### TASK OBJECTIVE
All lines from the beginning of the listing through the line with "import plotly.graph_objects as go" are to be copied word for word; the pictures are not.

##### DATA SECTION #####

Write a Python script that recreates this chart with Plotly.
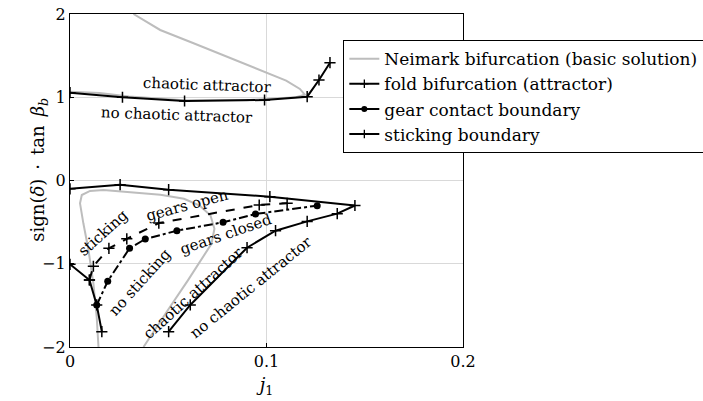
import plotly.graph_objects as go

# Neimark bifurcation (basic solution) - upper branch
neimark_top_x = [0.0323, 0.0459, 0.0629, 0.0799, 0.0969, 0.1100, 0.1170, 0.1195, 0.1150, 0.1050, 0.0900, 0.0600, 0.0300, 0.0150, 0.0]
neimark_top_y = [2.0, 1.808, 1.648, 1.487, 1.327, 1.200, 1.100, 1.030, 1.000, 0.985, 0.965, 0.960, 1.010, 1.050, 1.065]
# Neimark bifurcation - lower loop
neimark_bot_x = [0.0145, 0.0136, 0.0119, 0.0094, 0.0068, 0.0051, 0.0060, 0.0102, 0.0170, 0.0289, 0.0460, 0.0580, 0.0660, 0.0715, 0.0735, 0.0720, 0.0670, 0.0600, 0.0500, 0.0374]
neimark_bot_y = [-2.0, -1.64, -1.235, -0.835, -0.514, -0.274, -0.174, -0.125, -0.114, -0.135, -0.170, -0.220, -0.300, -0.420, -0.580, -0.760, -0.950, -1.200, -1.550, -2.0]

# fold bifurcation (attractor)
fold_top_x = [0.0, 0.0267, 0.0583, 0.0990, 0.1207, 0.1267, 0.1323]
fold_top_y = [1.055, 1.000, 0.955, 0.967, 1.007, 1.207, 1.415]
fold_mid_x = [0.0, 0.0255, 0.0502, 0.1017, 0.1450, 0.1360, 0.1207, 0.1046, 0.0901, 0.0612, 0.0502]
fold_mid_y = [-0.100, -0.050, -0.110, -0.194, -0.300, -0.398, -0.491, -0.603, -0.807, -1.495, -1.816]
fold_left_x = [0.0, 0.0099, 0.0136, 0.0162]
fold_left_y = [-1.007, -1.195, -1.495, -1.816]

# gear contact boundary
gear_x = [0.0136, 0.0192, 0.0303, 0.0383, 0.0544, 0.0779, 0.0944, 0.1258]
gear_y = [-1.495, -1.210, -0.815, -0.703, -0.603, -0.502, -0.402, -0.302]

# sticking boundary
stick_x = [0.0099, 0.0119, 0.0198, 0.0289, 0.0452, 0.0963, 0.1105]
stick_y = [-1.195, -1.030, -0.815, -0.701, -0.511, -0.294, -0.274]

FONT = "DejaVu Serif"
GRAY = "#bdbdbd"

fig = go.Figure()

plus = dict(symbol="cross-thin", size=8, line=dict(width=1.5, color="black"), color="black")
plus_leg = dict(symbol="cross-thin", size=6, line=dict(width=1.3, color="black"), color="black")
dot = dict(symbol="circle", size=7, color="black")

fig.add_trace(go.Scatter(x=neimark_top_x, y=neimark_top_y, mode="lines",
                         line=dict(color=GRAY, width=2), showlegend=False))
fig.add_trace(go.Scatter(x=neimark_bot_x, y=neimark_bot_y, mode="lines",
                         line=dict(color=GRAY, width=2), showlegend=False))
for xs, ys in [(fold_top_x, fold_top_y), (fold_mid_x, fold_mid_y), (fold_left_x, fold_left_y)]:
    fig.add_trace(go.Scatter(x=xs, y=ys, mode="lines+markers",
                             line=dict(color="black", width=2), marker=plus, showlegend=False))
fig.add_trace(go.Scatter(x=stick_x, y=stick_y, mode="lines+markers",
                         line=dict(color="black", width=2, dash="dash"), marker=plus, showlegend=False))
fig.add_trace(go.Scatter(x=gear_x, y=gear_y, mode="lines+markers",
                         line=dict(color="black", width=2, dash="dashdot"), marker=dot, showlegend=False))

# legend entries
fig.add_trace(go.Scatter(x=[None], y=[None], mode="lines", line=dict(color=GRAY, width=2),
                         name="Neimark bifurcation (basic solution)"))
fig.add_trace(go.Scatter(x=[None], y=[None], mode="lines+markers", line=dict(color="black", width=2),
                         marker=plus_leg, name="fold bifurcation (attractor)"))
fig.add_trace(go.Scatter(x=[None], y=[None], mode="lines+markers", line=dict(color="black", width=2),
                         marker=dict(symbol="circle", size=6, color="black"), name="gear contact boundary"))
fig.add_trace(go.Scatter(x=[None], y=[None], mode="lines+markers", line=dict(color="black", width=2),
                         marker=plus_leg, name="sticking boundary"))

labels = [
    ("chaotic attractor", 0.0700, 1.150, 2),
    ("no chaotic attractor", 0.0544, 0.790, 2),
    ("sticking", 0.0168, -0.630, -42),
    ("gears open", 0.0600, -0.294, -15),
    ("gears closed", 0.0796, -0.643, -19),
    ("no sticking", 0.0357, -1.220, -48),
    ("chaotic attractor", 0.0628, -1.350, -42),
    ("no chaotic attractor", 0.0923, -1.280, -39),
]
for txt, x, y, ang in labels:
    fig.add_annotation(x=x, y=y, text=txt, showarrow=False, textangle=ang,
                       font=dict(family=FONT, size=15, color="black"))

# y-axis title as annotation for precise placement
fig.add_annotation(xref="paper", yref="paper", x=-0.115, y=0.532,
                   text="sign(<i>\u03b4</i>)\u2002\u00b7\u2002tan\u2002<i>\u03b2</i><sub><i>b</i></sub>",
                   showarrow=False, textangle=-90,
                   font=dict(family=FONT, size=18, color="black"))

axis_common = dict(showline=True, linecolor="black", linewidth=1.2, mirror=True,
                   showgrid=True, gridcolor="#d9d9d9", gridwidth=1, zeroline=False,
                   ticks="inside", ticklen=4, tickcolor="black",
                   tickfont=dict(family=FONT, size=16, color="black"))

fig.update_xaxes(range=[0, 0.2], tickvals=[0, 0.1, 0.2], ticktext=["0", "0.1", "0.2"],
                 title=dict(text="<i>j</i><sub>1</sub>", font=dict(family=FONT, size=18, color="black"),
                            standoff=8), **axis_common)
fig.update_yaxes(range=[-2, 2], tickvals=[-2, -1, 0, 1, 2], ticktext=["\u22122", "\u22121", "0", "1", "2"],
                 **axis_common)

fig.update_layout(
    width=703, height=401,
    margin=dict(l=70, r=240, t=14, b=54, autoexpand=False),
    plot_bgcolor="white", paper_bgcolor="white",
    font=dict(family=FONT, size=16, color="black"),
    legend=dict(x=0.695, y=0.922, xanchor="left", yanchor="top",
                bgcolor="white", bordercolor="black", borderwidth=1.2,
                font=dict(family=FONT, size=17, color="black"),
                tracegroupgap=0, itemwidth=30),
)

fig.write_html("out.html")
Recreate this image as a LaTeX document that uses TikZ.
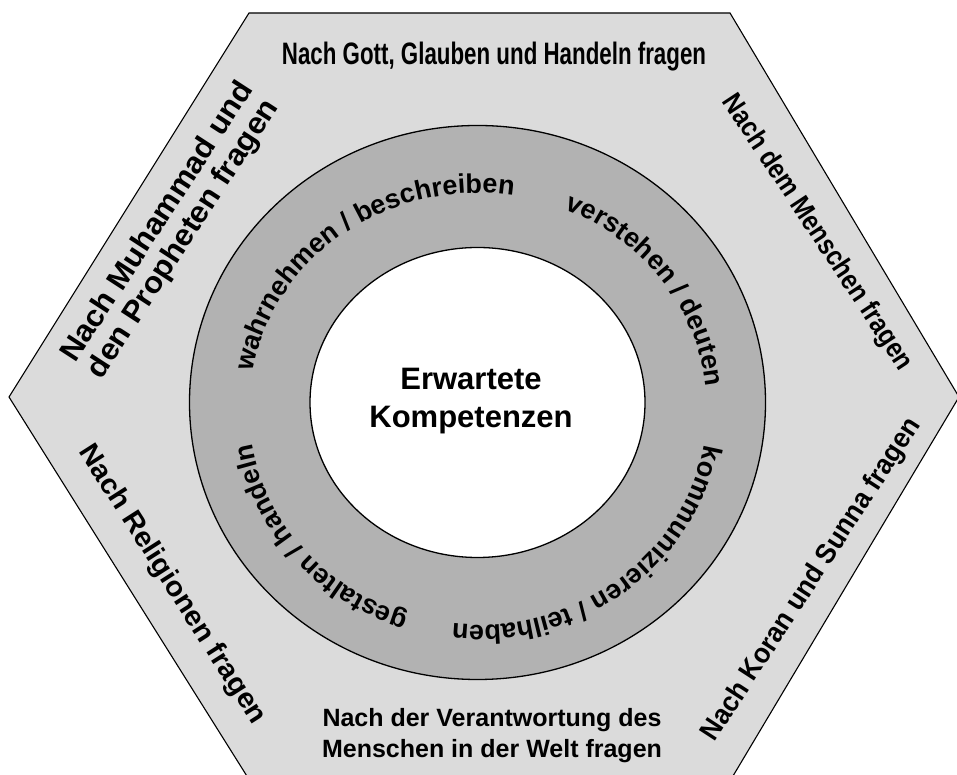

#####

### SOLUTION TO THIS TASK
Write a Python script that recreates this chart with Plotly.
import plotly.graph_objects as go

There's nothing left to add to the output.